- [RECORDS PROVIDED]
————————

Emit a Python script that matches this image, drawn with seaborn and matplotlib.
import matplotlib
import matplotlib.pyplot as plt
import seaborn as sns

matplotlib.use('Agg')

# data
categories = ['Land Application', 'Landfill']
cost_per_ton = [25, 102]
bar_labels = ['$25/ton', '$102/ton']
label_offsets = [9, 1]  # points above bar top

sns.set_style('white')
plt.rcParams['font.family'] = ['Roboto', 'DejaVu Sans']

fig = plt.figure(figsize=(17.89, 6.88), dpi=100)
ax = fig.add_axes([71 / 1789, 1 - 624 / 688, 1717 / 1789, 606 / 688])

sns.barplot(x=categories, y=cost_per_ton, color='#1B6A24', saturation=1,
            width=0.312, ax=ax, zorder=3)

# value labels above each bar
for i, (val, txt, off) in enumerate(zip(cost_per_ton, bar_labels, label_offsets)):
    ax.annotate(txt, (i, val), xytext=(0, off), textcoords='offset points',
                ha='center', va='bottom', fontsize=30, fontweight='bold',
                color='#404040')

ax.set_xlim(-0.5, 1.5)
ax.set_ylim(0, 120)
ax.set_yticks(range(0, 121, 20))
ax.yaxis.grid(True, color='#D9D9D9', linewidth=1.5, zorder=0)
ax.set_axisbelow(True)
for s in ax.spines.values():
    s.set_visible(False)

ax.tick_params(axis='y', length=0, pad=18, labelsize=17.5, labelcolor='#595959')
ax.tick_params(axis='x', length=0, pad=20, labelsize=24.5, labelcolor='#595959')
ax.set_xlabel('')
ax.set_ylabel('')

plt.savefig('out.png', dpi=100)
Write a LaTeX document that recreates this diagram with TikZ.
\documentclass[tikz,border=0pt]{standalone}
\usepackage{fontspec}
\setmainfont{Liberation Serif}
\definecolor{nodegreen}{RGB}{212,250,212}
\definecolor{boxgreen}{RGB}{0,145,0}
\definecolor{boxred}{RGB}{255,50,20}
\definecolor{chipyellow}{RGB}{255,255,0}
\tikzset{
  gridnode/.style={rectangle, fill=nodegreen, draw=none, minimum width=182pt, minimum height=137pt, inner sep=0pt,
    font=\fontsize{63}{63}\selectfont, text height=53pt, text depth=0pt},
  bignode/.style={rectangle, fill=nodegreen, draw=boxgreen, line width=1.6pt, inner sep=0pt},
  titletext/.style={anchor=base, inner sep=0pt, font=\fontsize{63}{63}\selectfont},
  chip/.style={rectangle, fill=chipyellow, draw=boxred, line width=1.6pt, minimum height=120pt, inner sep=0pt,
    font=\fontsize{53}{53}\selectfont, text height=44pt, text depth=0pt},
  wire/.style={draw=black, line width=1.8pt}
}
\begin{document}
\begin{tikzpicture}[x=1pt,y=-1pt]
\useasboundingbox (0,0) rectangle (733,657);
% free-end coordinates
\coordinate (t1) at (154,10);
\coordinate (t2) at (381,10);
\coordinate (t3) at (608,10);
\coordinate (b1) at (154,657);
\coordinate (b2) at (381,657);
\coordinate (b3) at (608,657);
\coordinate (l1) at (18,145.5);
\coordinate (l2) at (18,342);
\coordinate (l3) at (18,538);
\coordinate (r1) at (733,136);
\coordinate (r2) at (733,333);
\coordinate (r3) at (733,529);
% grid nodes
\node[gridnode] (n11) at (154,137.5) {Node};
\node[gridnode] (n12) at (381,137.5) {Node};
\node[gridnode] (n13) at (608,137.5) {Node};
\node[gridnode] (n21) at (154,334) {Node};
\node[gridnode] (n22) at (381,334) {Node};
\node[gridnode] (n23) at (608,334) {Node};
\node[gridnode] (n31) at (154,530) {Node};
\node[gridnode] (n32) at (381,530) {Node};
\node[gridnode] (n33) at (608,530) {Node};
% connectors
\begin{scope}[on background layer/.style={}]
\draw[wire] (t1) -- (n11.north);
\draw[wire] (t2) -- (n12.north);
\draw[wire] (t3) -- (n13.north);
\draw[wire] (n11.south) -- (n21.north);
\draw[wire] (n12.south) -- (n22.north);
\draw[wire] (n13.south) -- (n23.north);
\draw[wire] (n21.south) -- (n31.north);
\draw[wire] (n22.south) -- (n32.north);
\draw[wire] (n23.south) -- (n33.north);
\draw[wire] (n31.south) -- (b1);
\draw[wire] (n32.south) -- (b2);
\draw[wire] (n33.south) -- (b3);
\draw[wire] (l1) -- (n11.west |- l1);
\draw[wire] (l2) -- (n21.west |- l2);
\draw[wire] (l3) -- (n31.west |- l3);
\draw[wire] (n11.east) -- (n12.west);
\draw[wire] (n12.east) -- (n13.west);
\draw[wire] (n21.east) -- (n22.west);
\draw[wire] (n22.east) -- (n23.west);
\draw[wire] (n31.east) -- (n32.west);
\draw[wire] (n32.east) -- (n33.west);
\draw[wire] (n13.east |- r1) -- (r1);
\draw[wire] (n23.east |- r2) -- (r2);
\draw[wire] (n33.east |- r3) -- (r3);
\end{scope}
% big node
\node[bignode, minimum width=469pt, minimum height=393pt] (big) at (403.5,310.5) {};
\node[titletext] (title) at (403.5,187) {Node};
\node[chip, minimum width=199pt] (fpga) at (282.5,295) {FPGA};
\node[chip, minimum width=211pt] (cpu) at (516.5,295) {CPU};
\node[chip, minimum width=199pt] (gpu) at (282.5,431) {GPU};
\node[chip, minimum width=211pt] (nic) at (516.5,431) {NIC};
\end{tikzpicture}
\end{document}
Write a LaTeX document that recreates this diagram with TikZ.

————————

Extract the lines above, from the first one through the one containing "color='#404040')", and return only those, unchanged.

Emit a Python script that matches this image, drawn with seaborn and matplotlib.
import matplotlib
import matplotlib.pyplot as plt
import seaborn as sns

matplotlib.use('Agg')

# data
categories = ['Land Application', 'Landfill']
cost_per_ton = [25, 102]
bar_labels = ['$25/ton', '$102/ton']
label_offsets = [9, 1]  # points above bar top

sns.set_style('white')
plt.rcParams['font.family'] = ['Roboto', 'DejaVu Sans']

fig = plt.figure(figsize=(17.89, 6.88), dpi=100)
ax = fig.add_axes([71 / 1789, 1 - 624 / 688, 1717 / 1789, 606 / 688])

sns.barplot(x=categories, y=cost_per_ton, color='#1B6A24', saturation=1,
            width=0.312, ax=ax, zorder=3)

# value labels above each bar
for i, (val, txt, off) in enumerate(zip(cost_per_ton, bar_labels, label_offsets)):
    ax.annotate(txt, (i, val), xytext=(0, off), textcoords='offset points',
                ha='center', va='bottom', fontsize=30, fontweight='bold',
                color='#404040')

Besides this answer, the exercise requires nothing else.